As we move into the final stretch of the presidential campaign, there is a great deal of debate about the economic visions and plans of both candidates. How will each deal with job growth? What about taxes? How large are deficits likely to be over the next four years with each candidate?
What has become all too clear at this point is how neither candidate is spelling out visions or plans with enough detail for us to judge them accurately. For example, we hear about plans to raise or lower taxes. But, which taxes? By how much? When? What is the “fine print” for each proposed tax change? And, even if a president were to propose tax changes with the specificity added, we are living in a very divided country. What will pass through the House and Senate? Will what ultimately arrives at the President’s desk bear much resemblance to what he intended?

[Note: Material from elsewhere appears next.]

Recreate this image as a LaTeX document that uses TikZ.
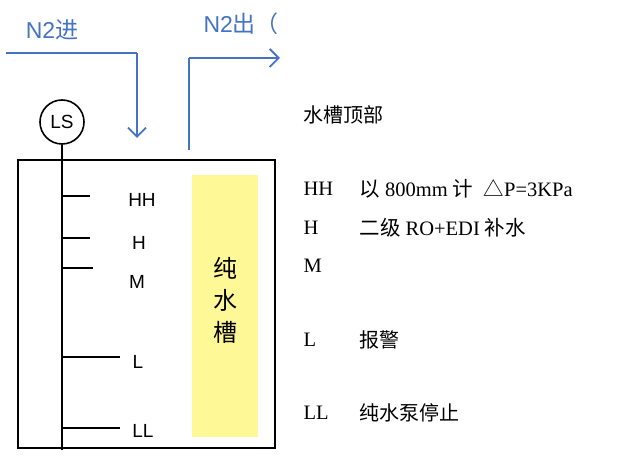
\documentclass[tikz,border=0pt]{standalone}
\usepackage{fontspec}
\setmainfont{Liberation Serif}
\setsansfont{Liberation Sans}
\newfontfamily\cjk{Noto Sans CJK SC}
\usetikzlibrary{arrows.meta}
\definecolor{pipeblue}{RGB}{68,114,196}
\definecolor{tankyellow}{RGB}{255,248,150}
\tikzset{
pipe/.style = {draw=pipeblue,line width=1.8pt},
pipearrow/.style = {pipe, -{Straight Barb[length=9pt,width=18pt,line width=1.8pt]}},
pipelabel/.style = {text=pipeblue, font=\sffamily\fontsize{23}{23}\selectfont},
tick/.style = {draw,line width=1.6pt},
level/.style = {font=\sffamily\fontsize{19}{19}\selectfont},
note/.style = {anchor=west, font=\fontsize{20.5}{20.5}\selectfont}
}
\begin{document}
\begin{tikzpicture}[x=1pt,y=-1pt]
    \useasboundingbox (0,0) rectangle (619,465);
    % gas lines
    \node [pipelabel] (n2in) at (52,30) {N2{\cjk 进}};
    \node [pipelabel, anchor=west] (n2out) at (200,24) {N2{\cjk 出（}};
    \coordinate (inA) at (6,53);
    \coordinate (inB) at (137,53);
    \coordinate (inC) at (137,138);
    \coordinate (outA) at (189,150);
    \coordinate (outB) at (189,58);
    \coordinate (outC) at (280,58);
    \path [pipe] (inA) -- (inB);
    \path [pipearrow] (inB) -- (inC);
    \path [pipe] (outA) -- (outB);
    \path [pipearrow] (outB) -- (outC);
    % tank
    \draw [line width=1.6pt] (18,160) rectangle (275,448);
    \fill [tankyellow] (192,175) rectangle (258,437);
    \node [font=\cjk\fontsize{24}{32}\selectfont, align=center] (tank) at (225,300) {纯\\水\\槽};
    % level switch
    \node [draw, circle, line width=1.6pt, minimum size=44pt, inner sep=0pt, font=\sffamily\fontsize{19}{19}\selectfont] (ls) at (62,122) {LS};
    \coordinate (rodend) at (62,450);
    \path [tick] (ls) -- (rodend);
    \foreach \y/\len/\lab/\lx/\ly in {196/90/HH/142/200, 238/90/H/139/243, 268/93/M/137/282, 357/120/L/138/362, 428/120/LL/143/431} {
        \path [tick] (62,\y) -- (\len,\y);
        \node [level] at (\lx,\ly) {\lab};
    }
    % notes
    \node [note, font=\cjk\fontsize{20}{20}\selectfont] (top) at (300,115) {水槽顶部};
    \node [note] (hh) at (300,189) {HH};
    \node [note] (h) at (300,228) {H};
    \node [note] (m) at (300,266) {M};
    \node [note] (l) at (300,340) {L};
    \node [note] (ll) at (300,413) {LL};
    \node [note] (hhtxt) at (356,189) {{\cjk 以} 800mm {\cjk 计}\ \ {\cjk △}P=3KPa};
    \node [note] (htxt) at (356,228) {{\cjk 二级} RO+EDI {\cjk 补水}};
    \node [note, font=\cjk\fontsize{20}{20}\selectfont] (ltxt) at (356,340) {报警};
    \node [note, font=\cjk\fontsize{20}{20}\selectfont] (lltxt) at (356,413) {纯水泵停止};
\end{tikzpicture}
\end{document}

While we do hear about projected budget deficits over the next several years for various proposals, are these projections based on accurate inputs of what the legislation that passes will ultimately contain? Ironically, I must point out that budget projections are probably the least accurate of any economic forecasts. Where weather forecasters receive awards for 30 percent accuracy, a 30-percent accuracy rate for a budget forecaster would be beyond even his or her wildest dreams!

Actually, this lack of specifics probably doesn’t matter as much as you might think. Why? Because, contrary to public wisdom, presidents don’t wield anywhere near as much power in the short-term as is commonly presumed. Surely, there are exceptions, like in the early 1970s when then President Nixon imposed wage and price controls. But generally, presidents tend to exert economic power over longer time horizons. In the short-term, THE most powerful economic figure is the Chairman of the Federal Reserve. Mere words by the Fed Chairman can and have moved world markets immediately (remember the “irrational exuberance” comment by Alan Greenspan several years ago?). And, in spite of what some candidates have recently stated, interest rate changes are largely determined by the Federal Reserve, not by fiscal policy changes (such as tax cuts).

As the world economy has become more globally integrated, and as we continue to make our way in a post-manufacturing economy, both monetary and fiscal policy have lost some of the potency each possessed in years past. Along with this, we have become less able to accurately measure key variables on a timely basis (remember the flaps about job changes that were later revised?) or to accurately project the effects of various budget changes. So, perhaps judging each candidate and ultimately the outcome of this election is more about character than is commonly believed. Not their character – ours!